— START GIVEN DATA —

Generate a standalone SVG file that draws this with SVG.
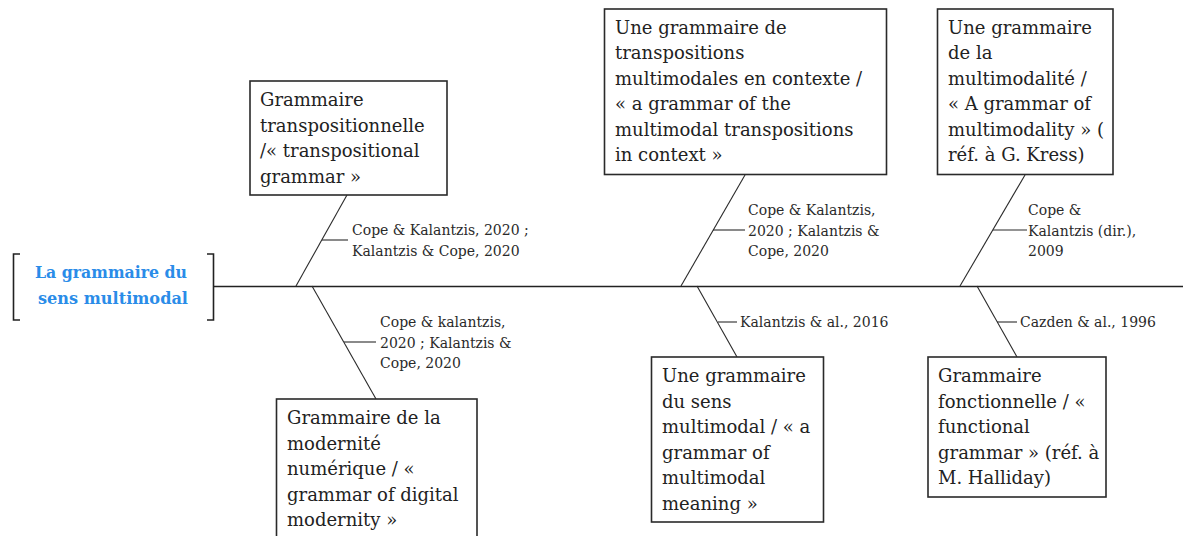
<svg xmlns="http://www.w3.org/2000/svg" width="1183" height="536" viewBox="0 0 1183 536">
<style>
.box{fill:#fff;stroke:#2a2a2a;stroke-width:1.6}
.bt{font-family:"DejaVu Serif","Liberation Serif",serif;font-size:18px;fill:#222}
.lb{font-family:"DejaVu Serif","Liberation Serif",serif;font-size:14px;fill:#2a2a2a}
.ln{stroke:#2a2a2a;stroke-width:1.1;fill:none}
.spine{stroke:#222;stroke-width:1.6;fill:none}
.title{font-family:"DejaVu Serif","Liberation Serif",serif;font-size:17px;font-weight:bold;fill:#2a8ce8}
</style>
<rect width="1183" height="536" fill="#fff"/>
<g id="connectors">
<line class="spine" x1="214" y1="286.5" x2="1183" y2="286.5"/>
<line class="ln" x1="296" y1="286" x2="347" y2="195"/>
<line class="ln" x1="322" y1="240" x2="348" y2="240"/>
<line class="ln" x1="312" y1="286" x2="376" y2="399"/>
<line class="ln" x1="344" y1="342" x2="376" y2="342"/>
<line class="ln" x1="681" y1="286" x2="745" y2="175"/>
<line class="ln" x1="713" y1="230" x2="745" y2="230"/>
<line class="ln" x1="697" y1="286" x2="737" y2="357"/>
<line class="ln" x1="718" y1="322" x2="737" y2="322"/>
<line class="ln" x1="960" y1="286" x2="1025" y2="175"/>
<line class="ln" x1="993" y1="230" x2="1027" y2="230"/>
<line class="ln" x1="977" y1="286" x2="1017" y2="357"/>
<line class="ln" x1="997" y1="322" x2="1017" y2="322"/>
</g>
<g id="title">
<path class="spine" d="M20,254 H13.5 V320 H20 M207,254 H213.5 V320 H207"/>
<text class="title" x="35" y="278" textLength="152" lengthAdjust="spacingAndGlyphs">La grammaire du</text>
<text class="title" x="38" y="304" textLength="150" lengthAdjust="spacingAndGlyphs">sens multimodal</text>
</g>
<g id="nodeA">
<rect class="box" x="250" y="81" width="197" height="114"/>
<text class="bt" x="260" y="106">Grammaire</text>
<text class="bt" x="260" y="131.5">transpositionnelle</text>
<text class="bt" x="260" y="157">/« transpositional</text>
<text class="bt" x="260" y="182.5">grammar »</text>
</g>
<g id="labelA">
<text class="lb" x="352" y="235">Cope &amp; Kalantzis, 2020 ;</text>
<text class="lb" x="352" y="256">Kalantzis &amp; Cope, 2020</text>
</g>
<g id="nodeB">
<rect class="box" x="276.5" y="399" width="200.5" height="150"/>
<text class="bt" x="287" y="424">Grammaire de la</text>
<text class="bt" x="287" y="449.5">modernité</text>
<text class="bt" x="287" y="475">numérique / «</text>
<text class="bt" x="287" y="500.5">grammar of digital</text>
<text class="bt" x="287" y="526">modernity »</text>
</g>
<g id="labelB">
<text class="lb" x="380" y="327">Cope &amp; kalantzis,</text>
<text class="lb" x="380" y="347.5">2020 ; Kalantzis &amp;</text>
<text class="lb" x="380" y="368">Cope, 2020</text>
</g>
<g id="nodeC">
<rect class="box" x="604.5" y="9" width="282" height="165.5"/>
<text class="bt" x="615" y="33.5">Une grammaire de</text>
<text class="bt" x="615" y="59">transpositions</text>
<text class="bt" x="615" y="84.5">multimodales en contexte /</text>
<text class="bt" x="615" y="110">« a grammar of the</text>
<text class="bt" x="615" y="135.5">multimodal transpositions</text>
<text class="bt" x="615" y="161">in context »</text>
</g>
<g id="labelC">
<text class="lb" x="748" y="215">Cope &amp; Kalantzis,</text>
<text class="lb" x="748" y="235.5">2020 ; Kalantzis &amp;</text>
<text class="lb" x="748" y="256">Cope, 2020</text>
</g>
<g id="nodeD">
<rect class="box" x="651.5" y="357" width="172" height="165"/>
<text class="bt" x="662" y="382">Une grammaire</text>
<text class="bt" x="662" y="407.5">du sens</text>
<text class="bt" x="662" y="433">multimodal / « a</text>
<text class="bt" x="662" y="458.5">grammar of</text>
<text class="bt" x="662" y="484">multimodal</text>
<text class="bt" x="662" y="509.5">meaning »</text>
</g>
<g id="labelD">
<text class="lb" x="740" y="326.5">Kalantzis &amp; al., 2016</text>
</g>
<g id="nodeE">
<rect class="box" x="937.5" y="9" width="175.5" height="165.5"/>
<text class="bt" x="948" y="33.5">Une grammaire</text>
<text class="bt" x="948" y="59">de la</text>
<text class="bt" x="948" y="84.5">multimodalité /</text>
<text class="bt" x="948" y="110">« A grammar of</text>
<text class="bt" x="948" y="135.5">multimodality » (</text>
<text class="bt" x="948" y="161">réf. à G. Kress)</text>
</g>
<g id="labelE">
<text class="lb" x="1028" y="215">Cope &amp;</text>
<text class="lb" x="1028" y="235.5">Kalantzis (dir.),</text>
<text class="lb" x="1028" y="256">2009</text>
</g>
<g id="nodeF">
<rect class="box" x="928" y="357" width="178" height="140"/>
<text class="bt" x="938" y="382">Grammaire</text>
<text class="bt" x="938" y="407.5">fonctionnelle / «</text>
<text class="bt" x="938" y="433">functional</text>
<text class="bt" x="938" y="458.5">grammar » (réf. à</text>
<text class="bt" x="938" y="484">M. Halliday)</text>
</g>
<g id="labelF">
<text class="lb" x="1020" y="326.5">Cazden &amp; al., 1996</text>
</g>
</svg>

— END GIVEN DATA —

**WRITTEN TASK:** The data should be printed again unchanged; leave its pictures out.

**RESULT OF THIS TASK:**
Generate a standalone SVG file that draws this with SVG.
<svg xmlns="http://www.w3.org/2000/svg" width="1183" height="536" viewBox="0 0 1183 536">
<style>
.box{fill:#fff;stroke:#2a2a2a;stroke-width:1.6}
.bt{font-family:"DejaVu Serif","Liberation Serif",serif;font-size:18px;fill:#222}
.lb{font-family:"DejaVu Serif","Liberation Serif",serif;font-size:14px;fill:#2a2a2a}
.ln{stroke:#2a2a2a;stroke-width:1.1;fill:none}
.spine{stroke:#222;stroke-width:1.6;fill:none}
.title{font-family:"DejaVu Serif","Liberation Serif",serif;font-size:17px;font-weight:bold;fill:#2a8ce8}
</style>
<rect width="1183" height="536" fill="#fff"/>
<g id="connectors">
<line class="spine" x1="214" y1="286.5" x2="1183" y2="286.5"/>
<line class="ln" x1="296" y1="286" x2="347" y2="195"/>
<line class="ln" x1="322" y1="240" x2="348" y2="240"/>
<line class="ln" x1="312" y1="286" x2="376" y2="399"/>
<line class="ln" x1="344" y1="342" x2="376" y2="342"/>
<line class="ln" x1="681" y1="286" x2="745" y2="175"/>
<line class="ln" x1="713" y1="230" x2="745" y2="230"/>
<line class="ln" x1="697" y1="286" x2="737" y2="357"/>
<line class="ln" x1="718" y1="322" x2="737" y2="322"/>
<line class="ln" x1="960" y1="286" x2="1025" y2="175"/>
<line class="ln" x1="993" y1="230" x2="1027" y2="230"/>
<line class="ln" x1="977" y1="286" x2="1017" y2="357"/>
<line class="ln" x1="997" y1="322" x2="1017" y2="322"/>
</g>
<g id="title">
<path class="spine" d="M20,254 H13.5 V320 H20 M207,254 H213.5 V320 H207"/>
<text class="title" x="35" y="278" textLength="152" lengthAdjust="spacingAndGlyphs">La grammaire du</text>
<text class="title" x="38" y="304" textLength="150" lengthAdjust="spacingAndGlyphs">sens multimodal</text>
</g>
<g id="nodeA">
<rect class="box" x="250" y="81" width="197" height="114"/>
<text class="bt" x="260" y="106">Grammaire</text>
<text class="bt" x="260" y="131.5">transpositionnelle</text>
<text class="bt" x="260" y="157">/« transpositional</text>
<text class="bt" x="260" y="182.5">grammar »</text>
</g>
<g id="labelA">
<text class="lb" x="352" y="235">Cope &amp; Kalantzis, 2020 ;</text>
<text class="lb" x="352" y="256">Kalantzis &amp; Cope, 2020</text>
</g>
<g id="nodeB">
<rect class="box" x="276.5" y="399" width="200.5" height="150"/>
<text class="bt" x="287" y="424">Grammaire de la</text>
<text class="bt" x="287" y="449.5">modernité</text>
<text class="bt" x="287" y="475">numérique / «</text>
<text class="bt" x="287" y="500.5">grammar of digital</text>
<text class="bt" x="287" y="526">modernity »</text>
</g>
<g id="labelB">
<text class="lb" x="380" y="327">Cope &amp; kalantzis,</text>
<text class="lb" x="380" y="347.5">2020 ; Kalantzis &amp;</text>
<text class="lb" x="380" y="368">Cope, 2020</text>
</g>
<g id="nodeC">
<rect class="box" x="604.5" y="9" width="282" height="165.5"/>
<text class="bt" x="615" y="33.5">Une grammaire de</text>
<text class="bt" x="615" y="59">transpositions</text>
<text class="bt" x="615" y="84.5">multimodales en contexte /</text>
<text class="bt" x="615" y="110">« a grammar of the</text>
<text class="bt" x="615" y="135.5">multimodal transpositions</text>
<text class="bt" x="615" y="161">in context »</text>
</g>
<g id="labelC">
<text class="lb" x="748" y="215">Cope &amp; Kalantzis,</text>
<text class="lb" x="748" y="235.5">2020 ; Kalantzis &amp;</text>
<text class="lb" x="748" y="256">Cope, 2020</text>
</g>
<g id="nodeD">
<rect class="box" x="651.5" y="357" width="172" height="165"/>
<text class="bt" x="662" y="382">Une grammaire</text>
<text class="bt" x="662" y="407.5">du sens</text>
<text class="bt" x="662" y="433">multimodal / « a</text>
<text class="bt" x="662" y="458.5">grammar of</text>
<text class="bt" x="662" y="484">multimodal</text>
<text class="bt" x="662" y="509.5">meaning »</text>
</g>
<g id="labelD">
<text class="lb" x="740" y="326.5">Kalantzis &amp; al., 2016</text>
</g>
<g id="nodeE">
<rect class="box" x="937.5" y="9" width="175.5" height="165.5"/>
<text class="bt" x="948" y="33.5">Une grammaire</text>
<text class="bt" x="948" y="59">de la</text>
<text class="bt" x="948" y="84.5">multimodalité /</text>
<text class="bt" x="948" y="110">« A grammar of</text>
<text class="bt" x="948" y="135.5">multimodality » (</text>
<text class="bt" x="948" y="161">réf. à G. Kress)</text>
</g>
<g id="labelE">
<text class="lb" x="1028" y="215">Cope &amp;</text>
<text class="lb" x="1028" y="235.5">Kalantzis (dir.),</text>
<text class="lb" x="1028" y="256">2009</text>
</g>
<g id="nodeF">
<rect class="box" x="928" y="357" width="178" height="140"/>
<text class="bt" x="938" y="382">Grammaire</text>
<text class="bt" x="938" y="407.5">fonctionnelle / «</text>
<text class="bt" x="938" y="433">functional</text>
<text class="bt" x="938" y="458.5">grammar » (réf. à</text>
<text class="bt" x="938" y="484">M. Halliday)</text>
</g>
<g id="labelF">
<text class="lb" x="1020" y="326.5">Cazden &amp; al., 1996</text>
</g>
</svg>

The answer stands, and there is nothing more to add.